In a joint operation to combat drug trafficking, Belgium and the Netherlands intercepted a record-breaking 160 metric tonnes (176 tons) of cocaine at their ports in Antwerp and Rotterdam in 2022.
The massive seizures — 110 tonnes in Belgium and 50 tonnes in the Netherlands show “how huge the problem of drug smuggling still is,” said Aukje De Vries, State Secretary for Benefits and Customs in the Netherlands.
Antwerp and Rotterdam are key hubs for illegal drugs entering continental Europe, and the amount of illicit substances entering the port cities has been on an upswing: In 2021, Belgium reported 89.5 tonnes of cocaine were seized, roughly 33% more than 2020.
On Monday, an 11-year-old girl was killed after gunmen opened fire on a home in Antwerp. Local authorities suspect the incident was related to a shoot-out between rival drug gangs.
The two nations said in a Tuesday press release that they would continue sharing information to fight international drug trafficking.

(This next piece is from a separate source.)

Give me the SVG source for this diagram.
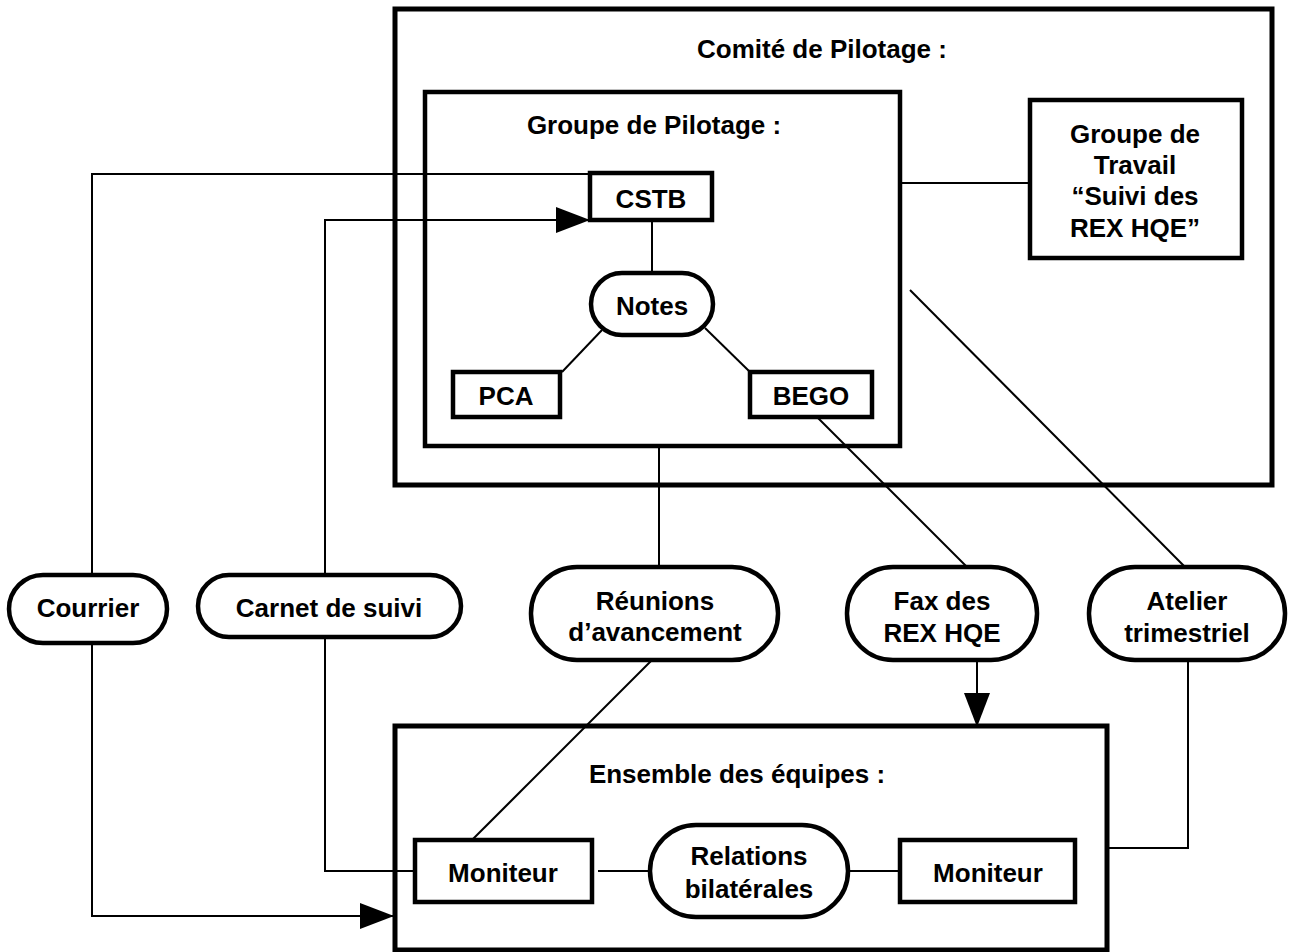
<svg xmlns="http://www.w3.org/2000/svg" width="1291" height="952" viewBox="0 0 1291 952">
<defs>
<style>
.box{fill:none;stroke:#000;stroke-width:5}
.node{fill:#fff;stroke:#000;stroke-width:4.5}
.ln{fill:none;stroke:#000;stroke-width:2}
text{font-family:"Liberation Sans",Arial,sans-serif;font-weight:bold;font-size:26px;text-anchor:middle;fill:#000}
</style>
<marker id="arr" markerWidth="34" markerHeight="26" refX="34" refY="13" orient="auto" markerUnits="userSpaceOnUse">
<path d="M0,0 L34,13 L0,26 Z" fill="#000"/>
</marker>
</defs>
<rect width="1291" height="952" fill="#fff"/>
<g id="comite">
<rect class="box" x="395" y="9" width="877" height="476"/>
<text x="822" y="58">Comité de Pilotage :</text>
</g>
<g id="groupe-pilotage">
<rect class="box" x="425" y="92" width="475" height="354" style="stroke-width:4.5"/>
<text x="654" y="134">Groupe de Pilotage :</text>
</g>
<g id="ensemble">
<rect class="box" x="395" y="726" width="712" height="224"/>
<text x="737" y="783">Ensemble des équipes :</text>
</g>
<g id="connectors">
<line class="ln" x1="900" y1="183" x2="1030" y2="183"/>
<line class="ln" x1="652" y1="220" x2="652" y2="273"/>
<line class="ln" x1="602" y1="330" x2="562" y2="372"/>
<line class="ln" x1="705" y1="328" x2="750" y2="372"/>
<polyline class="ln" points="92,575 92,174 590,174"/>
<polyline class="ln" points="325,575 325,220 590,220" marker-end="url(#arr)"/>
<polyline class="ln" points="92,643 92,916 394,916" marker-end="url(#arr)"/>
<polyline class="ln" points="325,637 325,871 415,871"/>
<line class="ln" x1="659" y1="446" x2="659" y2="567"/>
<line class="ln" x1="818" y1="418" x2="967" y2="567"/>
<line class="ln" x1="910" y1="290" x2="1185" y2="567"/>
<line class="ln" x1="652" y1="660" x2="472" y2="840"/>
<line class="ln" x1="977" y1="660" x2="977" y2="727" marker-end="url(#arr)"/>
<polyline class="ln" points="1188,660 1188,848 1107,848"/>
<line class="ln" x1="598" y1="871" x2="650" y2="871"/>
<line class="ln" x1="848" y1="871" x2="900" y2="871"/>
</g>
<g id="groupe-travail">
<rect class="node" x="1030" y="100" width="212" height="158"/>
<text x="1135" y="143">Groupe de</text>
<text x="1135" y="174">Travail</text>
<text x="1135" y="205">“Suivi des</text>
<text x="1135" y="237">REX HQE”</text>
</g>
<g id="cstb">
<rect class="node" x="590" y="173" width="122" height="47"/>
<text x="651" y="208">CSTB</text>
</g>
<g id="notes">
<rect class="node" x="591" y="273" width="122" height="62" rx="31"/>
<text x="652" y="315">Notes</text>
</g>
<g id="pca">
<rect class="node" x="453" y="372" width="107" height="45"/>
<text x="506" y="405">PCA</text>
</g>
<g id="bego">
<rect class="node" x="750" y="372" width="122" height="45"/>
<text x="811" y="405">BEGO</text>
</g>
<g id="courrier">
<rect class="node" x="9" y="575" width="158" height="68" rx="34"/>
<text x="88" y="617">Courrier</text>
</g>
<g id="carnet">
<rect class="node" x="198" y="575" width="263" height="62" rx="31"/>
<text x="329" y="617">Carnet de suivi</text>
</g>
<g id="reunions">
<rect class="node" x="531" y="567" width="247" height="93" rx="46"/>
<text x="655" y="610">Réunions</text>
<text x="655" y="641">d’avancement</text>
</g>
<g id="fax">
<rect class="node" x="847" y="567" width="190" height="93" rx="46"/>
<text x="942" y="610">Fax des</text>
<text x="942" y="642">REX HQE</text>
</g>
<g id="atelier">
<rect class="node" x="1089" y="567" width="196" height="93" rx="46"/>
<text x="1187" y="610">Atelier</text>
<text x="1187" y="642">trimestriel</text>
</g>
<g id="moniteur1">
<rect class="node" x="415" y="840" width="177" height="62"/>
<text x="503" y="882">Moniteur</text>
</g>
<g id="relations">
<rect class="node" x="650" y="825" width="198" height="92" rx="46"/>
<text x="749" y="865">Relations</text>
<text x="749" y="898">bilatérales</text>
</g>
<g id="moniteur2">
<rect class="node" x="900" y="840" width="175" height="62"/>
<text x="988" y="882">Moniteur</text>
</g>
</svg>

- Much of the movement of cocaine into European ports relies on a method called “transhipment,” Mitchell Prothero explains in Project Brazen’s Gateway newsletter. Ships leaving from ports in the U.S. face less scrutiny by European authorities than those coming from Latin America, so cartels are finding ways to sneak the drug into containers from “safer” countries.
- Belgium’s cocaine seizures made headlines late last year when it was revealed that incinerators couldn’t keep up with the “mountain” of cocaine intercepted in the country. For Semafor, video editor Joe Posner explores what Cocaine Mountain might look like using AI.